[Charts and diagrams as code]
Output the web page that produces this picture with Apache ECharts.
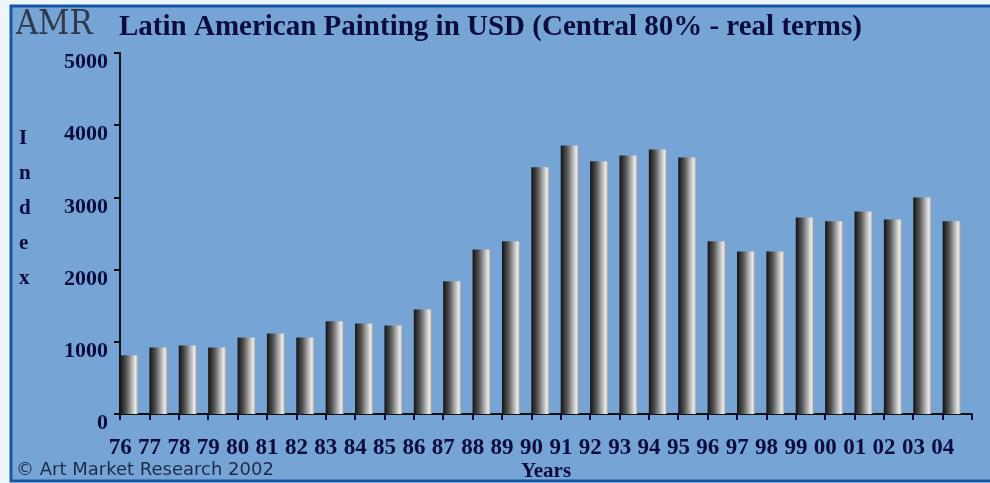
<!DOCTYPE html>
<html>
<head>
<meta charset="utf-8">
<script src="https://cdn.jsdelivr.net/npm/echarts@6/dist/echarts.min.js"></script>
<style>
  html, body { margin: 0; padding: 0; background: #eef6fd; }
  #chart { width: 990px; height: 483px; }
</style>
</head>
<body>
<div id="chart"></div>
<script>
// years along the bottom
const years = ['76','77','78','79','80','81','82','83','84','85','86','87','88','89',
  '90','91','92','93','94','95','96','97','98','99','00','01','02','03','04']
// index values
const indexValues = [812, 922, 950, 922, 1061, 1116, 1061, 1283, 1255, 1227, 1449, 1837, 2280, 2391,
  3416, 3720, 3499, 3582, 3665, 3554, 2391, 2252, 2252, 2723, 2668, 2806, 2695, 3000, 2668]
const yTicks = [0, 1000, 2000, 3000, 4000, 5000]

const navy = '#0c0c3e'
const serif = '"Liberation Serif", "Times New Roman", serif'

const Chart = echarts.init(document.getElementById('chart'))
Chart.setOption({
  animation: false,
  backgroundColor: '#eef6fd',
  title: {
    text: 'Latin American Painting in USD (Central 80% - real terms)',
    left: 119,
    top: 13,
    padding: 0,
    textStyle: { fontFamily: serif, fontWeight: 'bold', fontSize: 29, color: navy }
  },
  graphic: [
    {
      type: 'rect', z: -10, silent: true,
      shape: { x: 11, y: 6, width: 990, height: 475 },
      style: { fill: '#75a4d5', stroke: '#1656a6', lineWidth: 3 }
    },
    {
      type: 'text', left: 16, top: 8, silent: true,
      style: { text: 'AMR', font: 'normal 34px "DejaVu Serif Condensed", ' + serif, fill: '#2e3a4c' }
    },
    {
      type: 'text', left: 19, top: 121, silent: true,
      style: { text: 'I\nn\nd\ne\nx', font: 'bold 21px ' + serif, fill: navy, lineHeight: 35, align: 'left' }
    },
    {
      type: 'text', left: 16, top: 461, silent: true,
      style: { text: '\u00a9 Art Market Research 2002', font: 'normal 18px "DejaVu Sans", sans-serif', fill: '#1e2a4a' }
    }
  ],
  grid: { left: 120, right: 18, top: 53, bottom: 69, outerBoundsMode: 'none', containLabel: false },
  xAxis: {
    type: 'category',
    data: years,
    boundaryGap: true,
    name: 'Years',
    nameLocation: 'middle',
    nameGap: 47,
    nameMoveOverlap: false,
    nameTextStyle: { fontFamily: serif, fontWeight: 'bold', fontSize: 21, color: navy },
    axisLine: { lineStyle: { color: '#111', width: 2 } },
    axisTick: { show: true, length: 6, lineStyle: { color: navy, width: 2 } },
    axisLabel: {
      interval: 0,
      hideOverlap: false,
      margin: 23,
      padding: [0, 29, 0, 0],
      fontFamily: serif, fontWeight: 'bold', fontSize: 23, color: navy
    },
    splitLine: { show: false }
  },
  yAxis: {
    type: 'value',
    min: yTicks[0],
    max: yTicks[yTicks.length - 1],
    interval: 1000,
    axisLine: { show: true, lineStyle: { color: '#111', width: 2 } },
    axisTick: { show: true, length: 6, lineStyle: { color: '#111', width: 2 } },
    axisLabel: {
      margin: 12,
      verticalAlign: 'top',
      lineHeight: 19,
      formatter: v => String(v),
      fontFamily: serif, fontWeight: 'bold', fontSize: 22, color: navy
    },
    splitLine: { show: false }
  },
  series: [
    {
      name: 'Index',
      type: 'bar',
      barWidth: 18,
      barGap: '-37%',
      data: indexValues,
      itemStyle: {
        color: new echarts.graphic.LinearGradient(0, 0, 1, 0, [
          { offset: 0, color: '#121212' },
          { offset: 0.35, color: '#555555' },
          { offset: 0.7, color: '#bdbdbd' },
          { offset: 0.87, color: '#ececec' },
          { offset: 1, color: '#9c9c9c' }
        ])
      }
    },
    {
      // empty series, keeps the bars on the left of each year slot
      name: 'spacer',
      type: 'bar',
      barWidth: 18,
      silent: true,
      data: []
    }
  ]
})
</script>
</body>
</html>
* * *
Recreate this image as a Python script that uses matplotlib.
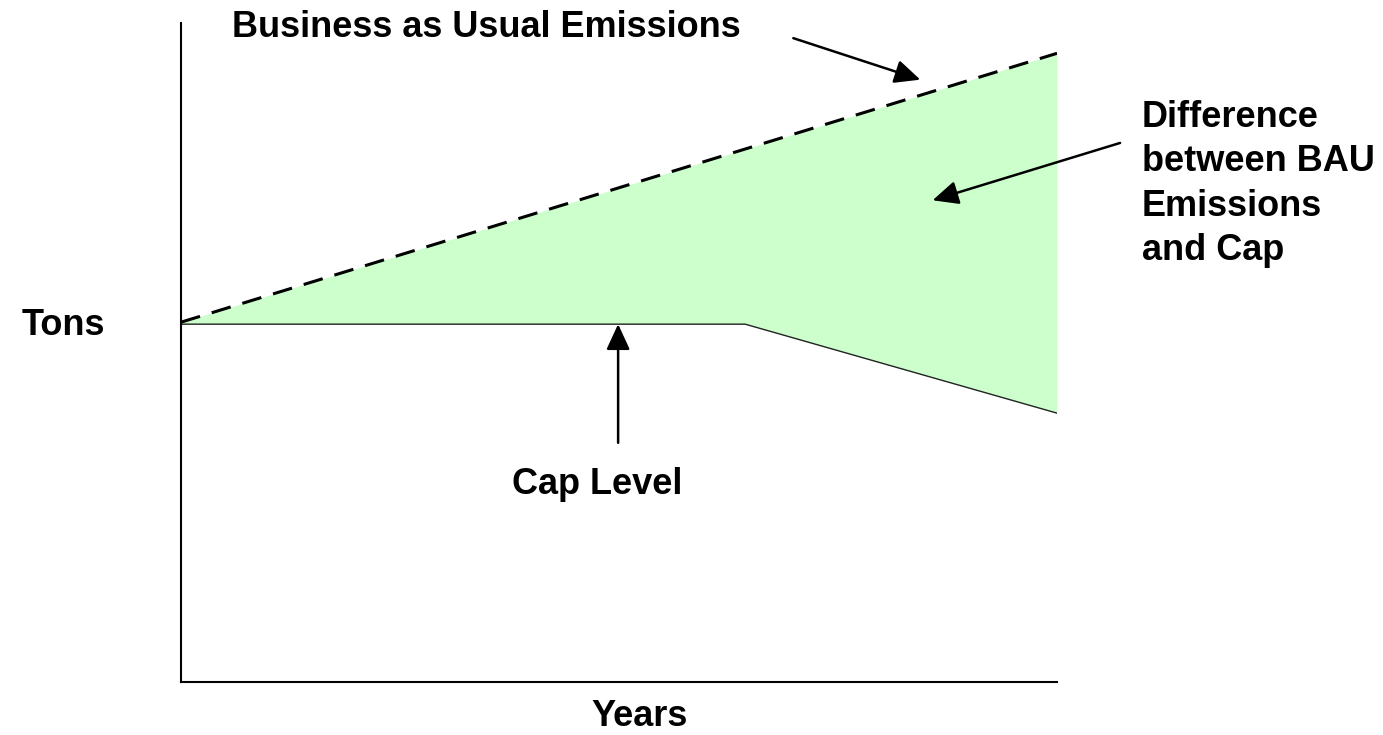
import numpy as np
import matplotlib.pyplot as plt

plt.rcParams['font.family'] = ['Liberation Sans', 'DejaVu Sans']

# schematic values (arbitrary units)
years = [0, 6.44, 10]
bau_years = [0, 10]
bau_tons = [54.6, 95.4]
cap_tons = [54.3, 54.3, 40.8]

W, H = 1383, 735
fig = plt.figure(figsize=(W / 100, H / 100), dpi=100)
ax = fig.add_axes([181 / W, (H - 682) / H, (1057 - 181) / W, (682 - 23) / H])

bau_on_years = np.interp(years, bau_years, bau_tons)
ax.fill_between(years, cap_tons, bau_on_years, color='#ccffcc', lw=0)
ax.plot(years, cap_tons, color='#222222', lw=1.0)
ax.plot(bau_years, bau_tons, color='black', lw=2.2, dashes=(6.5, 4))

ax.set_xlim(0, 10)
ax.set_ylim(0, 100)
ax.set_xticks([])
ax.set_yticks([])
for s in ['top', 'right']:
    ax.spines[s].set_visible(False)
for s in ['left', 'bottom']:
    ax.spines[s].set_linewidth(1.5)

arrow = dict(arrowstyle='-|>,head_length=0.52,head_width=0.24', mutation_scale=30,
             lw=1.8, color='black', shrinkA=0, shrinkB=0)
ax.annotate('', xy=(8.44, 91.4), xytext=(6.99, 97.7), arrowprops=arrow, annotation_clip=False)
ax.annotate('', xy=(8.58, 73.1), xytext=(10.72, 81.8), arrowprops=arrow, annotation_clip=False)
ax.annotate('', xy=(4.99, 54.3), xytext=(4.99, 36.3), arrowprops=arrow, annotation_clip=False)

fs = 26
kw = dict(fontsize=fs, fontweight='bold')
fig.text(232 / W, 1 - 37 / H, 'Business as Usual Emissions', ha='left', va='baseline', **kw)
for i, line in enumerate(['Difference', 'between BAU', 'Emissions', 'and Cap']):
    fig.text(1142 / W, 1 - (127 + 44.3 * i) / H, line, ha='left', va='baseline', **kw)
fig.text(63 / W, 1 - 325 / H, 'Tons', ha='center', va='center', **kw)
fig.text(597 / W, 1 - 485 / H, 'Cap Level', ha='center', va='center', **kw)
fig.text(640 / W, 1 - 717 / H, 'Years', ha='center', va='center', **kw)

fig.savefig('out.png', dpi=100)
--
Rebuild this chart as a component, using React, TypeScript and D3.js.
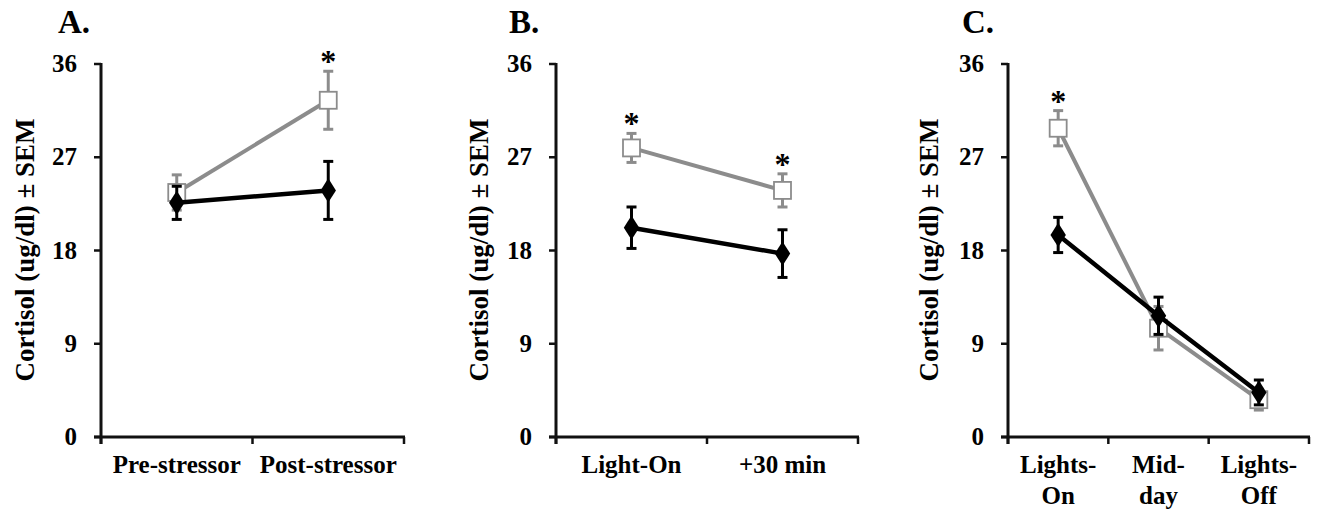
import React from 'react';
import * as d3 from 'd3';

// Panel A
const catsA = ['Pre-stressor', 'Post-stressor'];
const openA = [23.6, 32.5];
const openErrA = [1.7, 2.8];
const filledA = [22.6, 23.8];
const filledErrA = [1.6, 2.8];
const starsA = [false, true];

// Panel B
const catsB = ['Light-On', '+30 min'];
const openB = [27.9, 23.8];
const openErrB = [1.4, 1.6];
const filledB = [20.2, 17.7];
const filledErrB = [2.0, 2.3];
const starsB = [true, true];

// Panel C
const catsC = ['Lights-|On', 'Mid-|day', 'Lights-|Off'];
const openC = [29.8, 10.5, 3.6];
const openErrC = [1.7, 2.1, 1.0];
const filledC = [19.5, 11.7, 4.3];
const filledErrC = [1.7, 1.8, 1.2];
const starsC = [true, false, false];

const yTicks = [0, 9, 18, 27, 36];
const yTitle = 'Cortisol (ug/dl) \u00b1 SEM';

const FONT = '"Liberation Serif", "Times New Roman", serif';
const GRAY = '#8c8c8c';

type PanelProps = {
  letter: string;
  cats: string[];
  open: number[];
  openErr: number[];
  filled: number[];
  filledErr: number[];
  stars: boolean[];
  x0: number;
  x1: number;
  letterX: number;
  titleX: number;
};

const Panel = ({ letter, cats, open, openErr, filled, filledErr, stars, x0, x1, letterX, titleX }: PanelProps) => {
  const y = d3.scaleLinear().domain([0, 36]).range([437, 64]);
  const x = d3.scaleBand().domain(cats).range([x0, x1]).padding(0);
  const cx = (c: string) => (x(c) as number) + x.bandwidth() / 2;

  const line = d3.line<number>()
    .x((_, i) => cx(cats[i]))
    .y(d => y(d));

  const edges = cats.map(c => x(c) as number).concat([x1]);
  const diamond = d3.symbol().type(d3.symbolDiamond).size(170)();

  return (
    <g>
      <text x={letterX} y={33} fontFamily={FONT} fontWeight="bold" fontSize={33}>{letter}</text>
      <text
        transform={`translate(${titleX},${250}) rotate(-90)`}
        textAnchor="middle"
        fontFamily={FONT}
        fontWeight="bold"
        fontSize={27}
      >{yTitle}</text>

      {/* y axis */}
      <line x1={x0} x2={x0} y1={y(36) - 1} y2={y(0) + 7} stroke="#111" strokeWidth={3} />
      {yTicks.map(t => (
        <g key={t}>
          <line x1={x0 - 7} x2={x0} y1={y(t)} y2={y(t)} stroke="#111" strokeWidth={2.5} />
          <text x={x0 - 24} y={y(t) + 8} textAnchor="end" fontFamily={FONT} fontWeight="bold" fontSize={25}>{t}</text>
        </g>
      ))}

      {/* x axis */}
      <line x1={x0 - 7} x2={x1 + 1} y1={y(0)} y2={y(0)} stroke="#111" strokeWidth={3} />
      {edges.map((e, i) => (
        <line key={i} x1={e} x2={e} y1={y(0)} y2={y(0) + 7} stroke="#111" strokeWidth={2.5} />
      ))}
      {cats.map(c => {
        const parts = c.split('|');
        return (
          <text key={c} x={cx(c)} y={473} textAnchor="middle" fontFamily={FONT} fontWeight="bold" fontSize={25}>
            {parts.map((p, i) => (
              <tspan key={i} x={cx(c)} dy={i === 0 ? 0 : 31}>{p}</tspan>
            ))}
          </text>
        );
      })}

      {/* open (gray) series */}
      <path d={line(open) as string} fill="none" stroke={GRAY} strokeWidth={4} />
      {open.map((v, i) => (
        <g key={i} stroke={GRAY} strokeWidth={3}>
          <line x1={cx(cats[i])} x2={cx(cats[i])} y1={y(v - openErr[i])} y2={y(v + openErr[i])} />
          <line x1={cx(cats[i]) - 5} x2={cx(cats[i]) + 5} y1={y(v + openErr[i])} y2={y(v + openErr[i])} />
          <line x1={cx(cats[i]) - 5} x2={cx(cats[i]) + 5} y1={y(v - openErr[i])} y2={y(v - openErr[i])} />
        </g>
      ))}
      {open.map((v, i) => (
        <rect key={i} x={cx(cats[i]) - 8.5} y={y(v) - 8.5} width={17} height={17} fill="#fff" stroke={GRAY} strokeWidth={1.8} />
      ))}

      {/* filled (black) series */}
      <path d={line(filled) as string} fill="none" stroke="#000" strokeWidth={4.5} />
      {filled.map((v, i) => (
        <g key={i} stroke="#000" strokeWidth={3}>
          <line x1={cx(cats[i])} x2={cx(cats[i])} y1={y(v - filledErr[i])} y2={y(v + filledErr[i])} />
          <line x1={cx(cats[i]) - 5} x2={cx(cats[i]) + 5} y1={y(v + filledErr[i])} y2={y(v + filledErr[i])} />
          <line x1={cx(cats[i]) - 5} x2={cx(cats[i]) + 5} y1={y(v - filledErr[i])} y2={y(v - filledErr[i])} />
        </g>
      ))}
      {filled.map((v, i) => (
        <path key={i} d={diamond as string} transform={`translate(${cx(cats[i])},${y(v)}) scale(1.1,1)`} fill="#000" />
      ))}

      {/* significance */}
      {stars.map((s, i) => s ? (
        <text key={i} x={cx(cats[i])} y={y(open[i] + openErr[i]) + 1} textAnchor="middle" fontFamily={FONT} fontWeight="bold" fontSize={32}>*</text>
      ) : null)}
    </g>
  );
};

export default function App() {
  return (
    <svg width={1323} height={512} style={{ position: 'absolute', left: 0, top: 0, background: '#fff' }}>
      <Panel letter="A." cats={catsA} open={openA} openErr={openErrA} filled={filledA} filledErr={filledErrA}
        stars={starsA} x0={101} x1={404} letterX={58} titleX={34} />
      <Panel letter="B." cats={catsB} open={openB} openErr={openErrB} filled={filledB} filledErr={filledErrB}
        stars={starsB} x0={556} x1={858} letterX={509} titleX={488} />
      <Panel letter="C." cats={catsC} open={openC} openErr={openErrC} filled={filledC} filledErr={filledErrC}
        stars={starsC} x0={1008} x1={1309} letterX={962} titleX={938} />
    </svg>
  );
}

What this task involves:
Both the line with "Recreate this image" and the line with "ax = fig.add_axes([181" are included: reproduce them and every line between, exactly, with pictures omitted.

Task output:
Recreate this image as a Python script that uses matplotlib.
import numpy as np
import matplotlib.pyplot as plt

plt.rcParams['font.family'] = ['Liberation Sans', 'DejaVu Sans']

# schematic values (arbitrary units)
years = [0, 6.44, 10]
bau_years = [0, 10]
bau_tons = [54.6, 95.4]
cap_tons = [54.3, 54.3, 40.8]

W, H = 1383, 735
fig = plt.figure(figsize=(W / 100, H / 100), dpi=100)
ax = fig.add_axes([181 / W, (H - 682) / H, (1057 - 181) / W, (682 - 23) / H])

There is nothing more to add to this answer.